Bonjour les filles,
Tout avait pourtant bien commencé :
une femme...l'Afghanistan...la pierre de patience...le prix Goncourt....
" Cette pierre que tu poses devant toi....
devant laquelle tu te lamentes sur tous tes malheurs, toutes tes misères...
à qui tu confies tout ce que tu as sur le coeur et que tu n'oses révéler aux autres...
Tu lui parles, tu lui parles.
Et la pierre t'écoute,
éponge tous tes mots, tes secrets, jusqu'à ce qu'un beau jour elle éclate.
Elle tombe en miettes.
Et ce jour-là, tu es délivré de toutes tes souffrances, de toutes tes peines...
Comment appelle-t-on cette pierre ? "
En Afghanistan peut-être ou ailleurs, une femme veille son mari blessé.
Au fond, ils ne se connaissent pas.
Les heures et les jours passent tandis que la guerre approche.
Et la langue de la femme se délie, tisse le récit d'une vie d'humiliations, dans l'espoir d'une possible rédemption.
Syngué sabour
Pierre de patience
de Atiq Rahini
Ce court roman,
prix Goncourt 2008 (
écrit directement en français et non en persan ) est l'oeuvre de
Atiq Rahini né en 1962 à Kaboul en Afghanistan qui vit et travaille à Paris.
C'est un ouvrage en mémoire, en
hommage à la poétesse Nadia Anjumann assassinée ( rouée de coups ) par son mari en 1985 à l'âge de 25 ans.
Au chevet de son époux inconscient,
une femme veille ;
et soigne ;
et prie ;
et déroule en paroles le fil de sa vie.
Dans une longue litanie, elle livre les espoirs avortés, les illusions perdues, les petits bouts de tendresse, l'angoisse permanente, la peur, la rage, la douleur...
Elle murmure, elle crie, elle pleure, elle gémit....
elle raconte la bêtise des hommes...la vantardise des hommes....la folie des hommes....la religion des hommes...
Dans un flot de mots crus, violents, provocants, audacieux, libérateurs,
elle dit l'enfermement, l'aliénation, la négation de cette société privée de paroles, d'amour, d'espoir.C'est un
conte cruel qu'Atiq Rahini nous offre ici,
un récit dur, intense ;
un huis-clos éprouvant, étouffant ;
aucun dialogue, un espace fermé, des phrases courtes, des mots bruts ;
un style presque théatral : unité de temps, de lieu et d'espace.
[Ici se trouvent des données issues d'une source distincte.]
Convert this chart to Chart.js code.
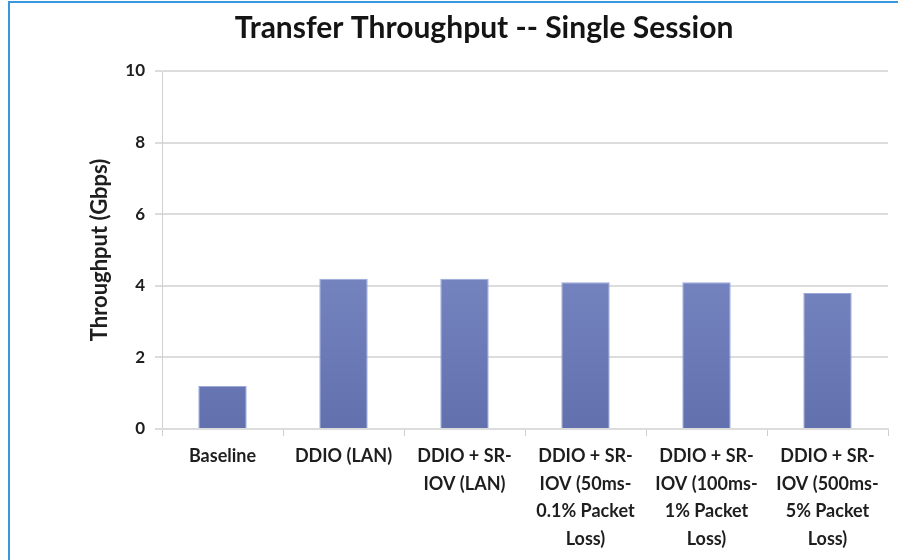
<!DOCTYPE html>
<html>
<head>
<meta charset="utf-8">
<script src="https://cdn.jsdelivr.net/npm/chart.js@4"></script>
<style>
    body { margin: 0; background: #fff; }
    #wrap { position: relative; width: 898px; height: 560px; }
    #frame {
        position: absolute; left: 8px; top: 1px; width: 888px; height: 570px;
        border-left: 2px solid #3b97dc; border-top: 2px solid #3b97dc;
        border-right: 1px solid #d4d4d4;
    }
    canvas { position: absolute; left: 0; top: 0; }
</style>
</head>
<body>
<div id="wrap">
    <div id="frame"></div>
    <canvas id="throughputChart" width="898" height="560"></canvas>
</div>
<script>
// Transfer Throughput //
var categories = [
    ['Baseline'],
    ['DDIO (LAN)'],
    ['DDIO + SR-', 'IOV (LAN)'],
    ['DDIO + SR-', 'IOV (50ms-', '0.1% Packet', 'Loss)'],
    ['DDIO + SR-', 'IOV (100ms-', '1% Packet', 'Loss)'],
    ['DDIO + SR-', 'IOV (500ms-', '5% Packet', 'Loss)'],
];
var throughput = [1.2, 4.2, 4.2, 4.1, 4.1, 3.8];
var yTicks = [0, 2, 4, 6, 8, 10];

function barGradient(context) {
    var area = context.chart.chartArea;
    if (!area) return '#7484c0';
    var g = context.chart.ctx.createLinearGradient(0, area.top, 0, area.bottom);
    g.addColorStop(0, '#8d9dd6');
    g.addColorStop(1, '#6271ae');
    return g;
}

var ctx = document.getElementById('throughputChart').getContext('2d');
var throughputChart = new Chart(ctx, {
    type: 'bar',
    data: {
        labels: categories,
        datasets: [{
            data: throughput,
            backgroundColor: barGradient,
            borderColor: '#9aa8dc',
            borderWidth: 1,
            categoryPercentage: 1,
            barPercentage: 0.4,
        }],
    },
    options: {
        responsive: false,
        animation: false,
        layout: {
            padding: { left: 80, right: 10, top: 0, bottom: 0 }
        },
        scales: {
            y: {
                min: 0,
                max: 10,
                afterBuildTicks: function (scale) {
                    scale.ticks = yTicks.map(function (v) { return { value: v }; });
                },
                afterFit: function (scale) { scale.width = 82; },
                grid: {
                    color: '#dcdcdc',
                    lineWidth: 2,
                    tickLength: 7,
                },
                border: { color: '#d0d0d0', width: 1 },
                ticks: {
                    color: '#1e1e1e',
                    padding: 10,
                    font: { family: 'Lato', size: 17, weight: 'bold' },
                },
                title: {
                    display: true,
                    text: 'Throughput (Gbps)',
                    color: '#1e1e1e',
                    padding: { top: 7, bottom: 0 },
                    font: { family: 'Lato', size: 22, weight: 'bold' },
                },
            },
            x: {
                afterFit: function (scale) { scale.height = 131; },
                grid: {
                    drawOnChartArea: false,
                    color: '#d0d0d0',
                    lineWidth: 1,
                    tickLength: 7,
                },
                border: { color: '#dcdcdc', width: 2 },
                ticks: {
                    color: '#1e1e1e',
                    maxRotation: 0,
                    autoSkip: false,
                    padding: 7,
                    font: { family: 'Lato', size: 18, weight: 'bold', lineHeight: 1.52 },
                },
            },
        },
        plugins: {
            legend: { display: false },
            tooltip: { enabled: false },
            title: {
                display: true,
                text: 'Transfer Throughput -- Single Session',
                color: '#141414',
                padding: { top: 10, bottom: 25 },
                font: { family: 'Lato', size: 30, weight: 'bold' },
            },
        }
    }
});
</script>
</body>
</html>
Un peu plus de 100 pages où
l'horreur est permanente,
la folie toute proche ; où
la colère bouillonne et où tous nos sens vibrent, se hérissent et s'arc-boutent ...
C'est un livre sur le
combat des femmes musulmanes face à l'intégrisme.C'est un livre sur la douleur des femmes, sur la douleur d'un pays, sur la tradition, sur la religion.
C'est un livre tragique et universel.
C'est un livre sur une soeur du bout du monde.Et pourtant....pourtant...je n'ai pas accroché...je suis restée en retrait, spectatrice de cette vie dévastée, douloureuse, sans espoir...
Comme pour me protéger...pour ne pas avoir à faire face à l'inhumain...
......" Le froid ou l'émotion, les larmes ou la terreur saccadent son souffle. Elle tremble. "....
Comment accepter, ici, le poids de l'horreur de là-bas ?
Atiq Rahini a dit à propos de son roman :
" Je ne crains pas de dire la barbarie ou la décadence. "Oui, mais comment l'accepter ????